周囲は町郊外の風景であったのが、畑も減ってだんだんと住宅地めいてきた。河口湖の南に延びるエリアだ。
二車線の道を跨ぐと、工事中通行止めに遭って小さく迂回。やがて、用水路脇の道となる。
船津登山道へ伸びていく二車線道を横断する。この道は車で何度か走っている。東富士五湖道路から下りて河口湖船津へ向かう時に使っていた道だ。その記憶が微かに呼び起こされる。
――再び緑が多くなってきたようだ。次の2車線車道の向こうには「山梨県富士ふれあいの村」の入り口。街路のツツジの紅葉が綺麗だ。やっぱりこの時期は色鮮やか――華やかではないけれど。
正面に白亜の立派な建物が見えてきた。RKをあしらったマーク……ホテルレジーナ河口湖。このまま進むと国道に出てしまうと思ったら、ホテルの横に指導標が立っていた。指し示すは森の中。地道の遊歩道が伸びている。
そちらへ進む。――土の感触は安らぐ。その上に折り重なる落ち葉が足裏の感触をさらに柔らかくしてくれている。
途中に剣丸尾溶岩流の解説板が立っていた。この剣丸尾コースは車道歩きで終わるのかと思っていたけれど、ようやく自然歩道らしくなってきた。
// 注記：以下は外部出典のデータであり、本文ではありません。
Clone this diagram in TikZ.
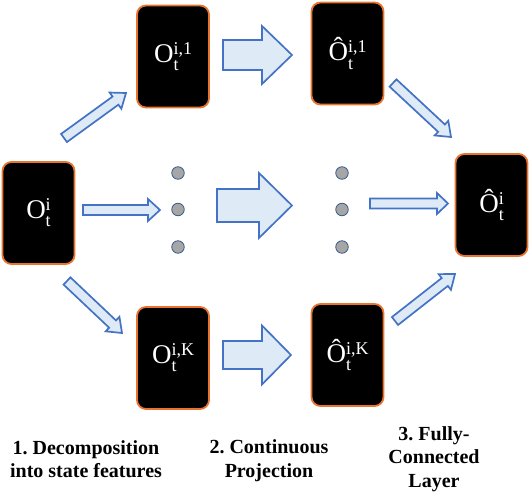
\documentclass[tikz,border=0pt]{standalone}
\usepackage{fontspec}
\setmainfont{Liberation Serif}
\usetikzlibrary{calc}
\definecolor{boxorange}{HTML}{E8742F}
\definecolor{arrline}{HTML}{4472C4}
\definecolor{arrfill}{HTML}{DEEBF7}
\definecolor{dotfill}{HTML}{A6A6A6}
\definecolor{dotline}{HTML}{3B5E8C}
\newcommand\Olab[2]{#1\rlap{\raisebox{-0.3em}{\fontsize{18}{18}\selectfont t}}\raisebox{0.3em}{\fontsize{18}{18}\selectfont #2}}
\newcommand\blockarr[5]{%
  \coordinate (#1-h) at ($(#2)!#5!(#1)$);
  \draw[barrow] ($(#1)!#3!90:(#2)$) -- ($(#1-h)!#3!90:(#2)$) -- ($(#1-h)!#4!90:(#2)$) -- (#2)
    -- ($(#1-h)!#4!-90:(#2)$) -- ($(#1-h)!#3!-90:(#2)$) -- ($(#1)!#3!-90:(#2)$) -- cycle;
}
\frenchspacing
\begin{document}
\begin{tikzpicture}[x=1pt,y=-1pt,
  statebox/.style={rectangle, rounded corners=9pt, fill=black, draw=boxorange, line width=1.8pt,
    minimum width=72pt, minimum height=102pt, text=white, inner sep=0pt,
    font=\fontsize{27}{27}\selectfont},
  barrow/.style={draw=arrline, fill=arrfill, line width=1.7pt, line join=miter},
  dotnode/.style={circle, fill=dotfill, draw=dotline, line width=0.8pt, minimum size=12.5pt, inner sep=0pt},
  caption/.style={align=center, font=\bfseries\fontsize{20}{23.5}\selectfont}]
\useasboundingbox (0,0) rectangle (530,494);
% boxes
\node[statebox] (A) at (38.5,213) {\Olab{O}{i}};
\node[statebox] (B1) at (173,56.5) {\Olab{O}{i,1}};
\node[statebox] (BK) at (173,358) {\Olab{O}{i,K}};
\node[statebox] (C1) at (347.5,53.5) {\Olab{Ô}{i,1}};
\node[statebox] (CK) at (347.5,355) {\Olab{Ô}{i,K}};
\node[statebox] (D) at (491.5,205) {\Olab{Ô}{i}};
% dots
\node[dotnode] (d1) at (178,173) {};
\node[dotnode] (d2) at (178,209.5) {};
\node[dotnode] (d3) at (178,247) {};
\node[dotnode] (d4) at (342,173) {};
\node[dotnode] (d5) at (342,209.5) {};
\node[dotnode] (d6) at (342,247) {};
% arrow end points
\coordinate (a1) at (64,138);   \coordinate (a1e) at (126,93);
\coordinate (a2) at (67,281);   \coordinate (a2e) at (122,333);
\coordinate (a3) at (83,210);   \coordinate (a3e) at (160,210);
\coordinate (b1) at (223,55);   \coordinate (b1e) at (292,55);
\coordinate (b2) at (217,205.5);\coordinate (b2e) at (292,205.5);
\coordinate (b3) at (223,355);  \coordinate (b3e) at (291,355);
\coordinate (c1) at (393,83);   \coordinate (c1e) at (451,137);
\coordinate (c2) at (370,203.5);\coordinate (c2e) at (448,203.5);
\coordinate (c3) at (395,321);  \coordinate (c3e) at (455,274);
% arrows
\blockarr{a1}{a1e}{5pt}{10pt}{13pt}
\blockarr{a2}{a2e}{5pt}{10pt}{13pt}
\blockarr{a3}{a3e}{5pt}{11pt}{12pt}
\blockarr{b1}{b1e}{15pt}{29pt}{30pt}
\blockarr{b2}{b2e}{16.5pt}{32.5pt}{33pt}
\blockarr{b3}{b3e}{14pt}{29.5pt}{29pt}
\blockarr{c1}{c1e}{5pt}{10pt}{13pt}
\blockarr{c2}{c2e}{5pt}{10.5pt}{11pt}
\blockarr{c3}{c3e}{5pt}{10pt}{13pt}
% captions
\node[caption] (L1) at (86,459) {1. Decomposition\\into state features};
\node[caption] (L2) at (269,460.5) {2. Continuous\\Projection};
\node[caption] (L3) at (434,459) {3. Fully-\\Connected\\Layer};
\end{tikzpicture}
\end{document}
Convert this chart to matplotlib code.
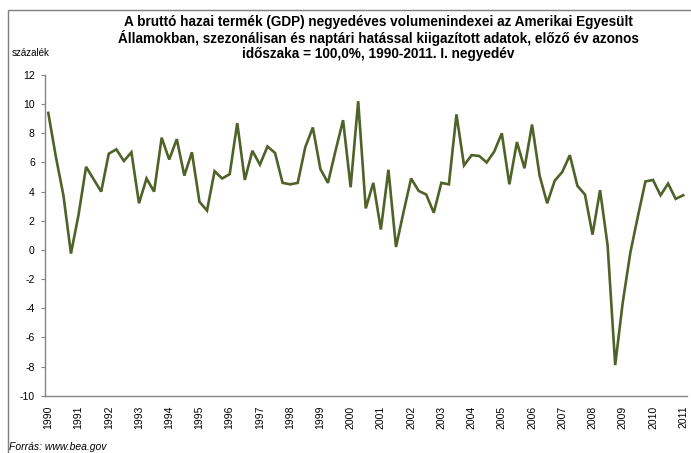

と、2車線道路に出た。スバルラインかと思ったけれど、外れ。もう一度、木立の遊歩道へ。
そして、今度こそ富士スバルライン。この道は車で河口湖口5合目へ向かう時に2回ほど使ったことがある。今日は左右を良く確認して、歩いて横断。
その先に立派な建物が立っていた。山梨県立富士ビジターセンター。到着はPM0:56。